EXERCISE —
Copy out the material below in full, but not its images.
··········
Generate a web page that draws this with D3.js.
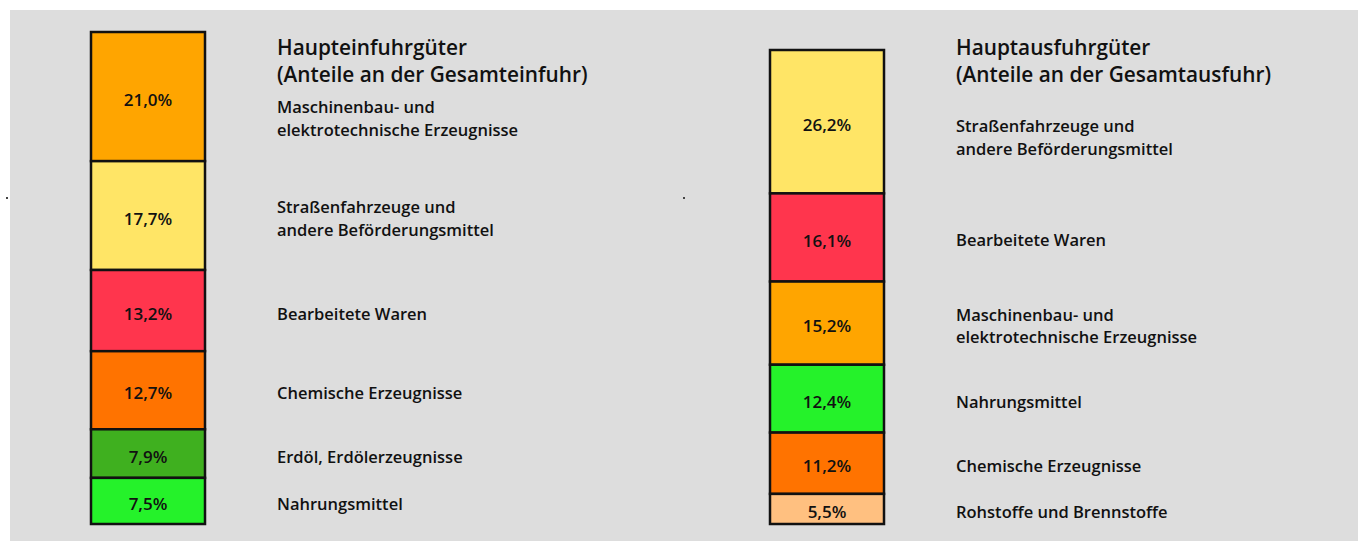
<!DOCTYPE html>
<html lang="de">
<head>
<meta charset="utf-8">
<title>Haupteinfuhr- und Hauptausfuhrgüter</title>
<script src="https://d3js.org/d3.v7.js"></script>
<style>
  body { margin: 0; background: #fff; }
  text { font-family: "Open Sans", "Noto Sans", sans-serif; fill: #111; }
</style>
</head>
<body>
<div id="chart"></div>
<script>
// import shares (top to bottom)
const importGoods = ["Maschinenbau- und\nelektrotechnische Erzeugnisse", "Straßenfahrzeuge und\nandere Beförderungsmittel",
  "Bearbeitete Waren", "Chemische Erzeugnisse", "Erdöl, Erdölerzeugnisse", "Nahrungsmittel"];
const importShares = [21.0, 17.7, 13.2, 12.7, 7.9, 7.5];
const importColors = ["#ffa500", "#ffe566", "#ff354d", "#ff7300", "#3fb01f", "#25f22a"];

// export shares (top to bottom)
const exportGoods = ["Straßenfahrzeuge und\nandere Beförderungsmittel", "Bearbeitete Waren",
  "Maschinenbau- und\nelektrotechnische Erzeugnisse", "Nahrungsmittel", "Chemische Erzeugnisse", "Rohstoffe und Brennstoffe"];
const exportShares = [26.2, 16.1, 15.2, 12.4, 11.2, 5.5];
const exportColors = ["#ffe566", "#ff354d", "#ffa500", "#25f22a", "#ff7300", "#ffc080"];

const titles = [["Haupteinfuhrgüter", "(Anteile an der Gesamteinfuhr)"], ["Hauptausfuhrgüter", "(Anteile an der Gesamtausfuhr)"]];

const W = 1359, H = 541;
const svg = d3.select("#chart").append("svg").attr("width", W).attr("height", H);

svg.append("rect").attr("x", 10).attr("y", 10).attr("width", 1348).attr("height", H - 10).attr("fill", "#dddddd");
// stray dots in the original
svg.append("rect").attr("x", 6).attr("y", 197).attr("width", 2).attr("height", 2).attr("fill", "#444");
svg.append("rect").attr("x", 683).attr("y", 197).attr("width", 2).attr("height", 2).attr("fill", "#444");

const panels = [
  { goods: importGoods, shares: importShares, colors: importColors, title: titles[0], barX: 91, top: 32, labelX: 277, firstShift: 19 },
  { goods: exportGoods, shares: exportShares, colors: exportColors, title: titles[1], barX: 770, top: 50, labelX: 956, firstShift: 13 }
];
const barW = 114, bottom = 524;

panels.forEach(p => {
  const total = d3.sum(p.shares);
  const y = d3.scaleLinear().domain([0, total]).range([p.top, bottom]);
  let cum = 0;
  const rows = p.shares.map((v, i) => {
    const r = { v, good: p.goods[i], color: p.colors[i], y0: cum, y1: cum + v };
    cum += v;
    return r;
  });

  const g = svg.append("g");

  g.selectAll("rect.seg").data(rows).join("rect")
    .attr("class", "seg")
    .attr("x", p.barX).attr("width", barW)
    .attr("y", d => y(d.y0)).attr("height", d => y(d.y1) - y(d.y0))
    .attr("fill", d => d.color)
    .attr("stroke", "#111").attr("stroke-width", 2.5);

  g.selectAll("text.pct").data(rows).join("text")
    .attr("class", "pct")
    .attr("x", p.barX + barW / 2)
    .attr("y", d => (y(d.y0) + y(d.y1)) / 2 + 3)
    .attr("dy", "0.36em")
    .attr("text-anchor", "middle")
    .attr("font-size", 17).attr("font-weight", 600)
    .text(d => d.v.toFixed(1).replace(".", ",") + "%");

  // title
  g.append("text").attr("x", p.labelX).attr("y", 55)
    .attr("font-size", 20.8).attr("font-weight", 600)
    .selectAll("tspan").data(p.title).join("tspan")
    .attr("x", p.labelX).attr("dy", (d, i) => i ? 27 : 0)
    .text(d => d);

  // category labels
  const lineH = 22.5;
  g.selectAll("text.lab").data(rows).join("text")
    .attr("class", "lab")
    .attr("font-size", 16.5).attr("font-weight", 600)
    .each(function (d, i) {
      const lines = d.good.split("\n");
      const mid = (y(d.y0) + y(d.y1)) / 2 + 3 + (i === 0 ? p.firstShift : 0);
      const startY = mid - (lines.length - 1) * lineH / 2;
      d3.select(this).selectAll("tspan").data(lines).join("tspan")
        .attr("x", p.labelX)
        .attr("y", (l, k) => startY + k * lineH)
        .attr("dy", "0.36em")
        .text(l => l);
    });
});
</script>
</body>
</html>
··········
ANSWER TO THE EXERCISE —
Generate a web page that draws this with D3.js.
<!DOCTYPE html>
<html lang="de">
<head>
<meta charset="utf-8">
<title>Haupteinfuhr- und Hauptausfuhrgüter</title>
<script src="https://d3js.org/d3.v7.js"></script>
<style>
  body { margin: 0; background: #fff; }
  text { font-family: "Open Sans", "Noto Sans", sans-serif; fill: #111; }
</style>
</head>
<body>
<div id="chart"></div>
<script>
// import shares (top to bottom)
const importGoods = ["Maschinenbau- und\nelektrotechnische Erzeugnisse", "Straßenfahrzeuge und\nandere Beförderungsmittel",
  "Bearbeitete Waren", "Chemische Erzeugnisse", "Erdöl, Erdölerzeugnisse", "Nahrungsmittel"];
const importShares = [21.0, 17.7, 13.2, 12.7, 7.9, 7.5];
const importColors = ["#ffa500", "#ffe566", "#ff354d", "#ff7300", "#3fb01f", "#25f22a"];

// export shares (top to bottom)
const exportGoods = ["Straßenfahrzeuge und\nandere Beförderungsmittel", "Bearbeitete Waren",
  "Maschinenbau- und\nelektrotechnische Erzeugnisse", "Nahrungsmittel", "Chemische Erzeugnisse", "Rohstoffe und Brennstoffe"];
const exportShares = [26.2, 16.1, 15.2, 12.4, 11.2, 5.5];
const exportColors = ["#ffe566", "#ff354d", "#ffa500", "#25f22a", "#ff7300", "#ffc080"];

const titles = [["Haupteinfuhrgüter", "(Anteile an der Gesamteinfuhr)"], ["Hauptausfuhrgüter", "(Anteile an der Gesamtausfuhr)"]];

const W = 1359, H = 541;
const svg = d3.select("#chart").append("svg").attr("width", W).attr("height", H);

svg.append("rect").attr("x", 10).attr("y", 10).attr("width", 1348).attr("height", H - 10).attr("fill", "#dddddd");
// stray dots in the original
svg.append("rect").attr("x", 6).attr("y", 197).attr("width", 2).attr("height", 2).attr("fill", "#444");
svg.append("rect").attr("x", 683).attr("y", 197).attr("width", 2).attr("height", 2).attr("fill", "#444");

const panels = [
  { goods: importGoods, shares: importShares, colors: importColors, title: titles[0], barX: 91, top: 32, labelX: 277, firstShift: 19 },
  { goods: exportGoods, shares: exportShares, colors: exportColors, title: titles[1], barX: 770, top: 50, labelX: 956, firstShift: 13 }
];
const barW = 114, bottom = 524;

panels.forEach(p => {
  const total = d3.sum(p.shares);
  const y = d3.scaleLinear().domain([0, total]).range([p.top, bottom]);
  let cum = 0;
  const rows = p.shares.map((v, i) => {
    const r = { v, good: p.goods[i], color: p.colors[i], y0: cum, y1: cum + v };
    cum += v;
    return r;
  });

  const g = svg.append("g");

  g.selectAll("rect.seg").data(rows).join("rect")
    .attr("class", "seg")
    .attr("x", p.barX).attr("width", barW)
    .attr("y", d => y(d.y0)).attr("height", d => y(d.y1) - y(d.y0))
    .attr("fill", d => d.color)
    .attr("stroke", "#111").attr("stroke-width", 2.5);

  g.selectAll("text.pct").data(rows).join("text")
    .attr("class", "pct")
    .attr("x", p.barX + barW / 2)
    .attr("y", d => (y(d.y0) + y(d.y1)) / 2 + 3)
    .attr("dy", "0.36em")
    .attr("text-anchor", "middle")
    .attr("font-size", 17).attr("font-weight", 600)
    .text(d => d.v.toFixed(1).replace(".", ",") + "%");

  // title
  g.append("text").attr("x", p.labelX).attr("y", 55)
    .attr("font-size", 20.8).attr("font-weight", 600)
    .selectAll("tspan").data(p.title).join("tspan")
    .attr("x", p.labelX).attr("dy", (d, i) => i ? 27 : 0)
    .text(d => d);

  // category labels
  const lineH = 22.5;
  g.selectAll("text.lab").data(rows).join("text")
    .attr("class", "lab")
    .attr("font-size", 16.5).attr("font-weight", 600)
    .each(function (d, i) {
      const lines = d.good.split("\n");
      const mid = (y(d.y0) + y(d.y1)) / 2 + 3 + (i === 0 ? p.firstShift : 0);
      const startY = mid - (lines.length - 1) * lineH / 2;
      d3.select(this).selectAll("tspan").data(lines).join("tspan")
        .attr("x", p.labelX)
        .attr("y", (l, k) => startY + k * lineH)
        .attr("dy", "0.36em")
        .text(l => l);
    });
});
</script>
</body>
</html>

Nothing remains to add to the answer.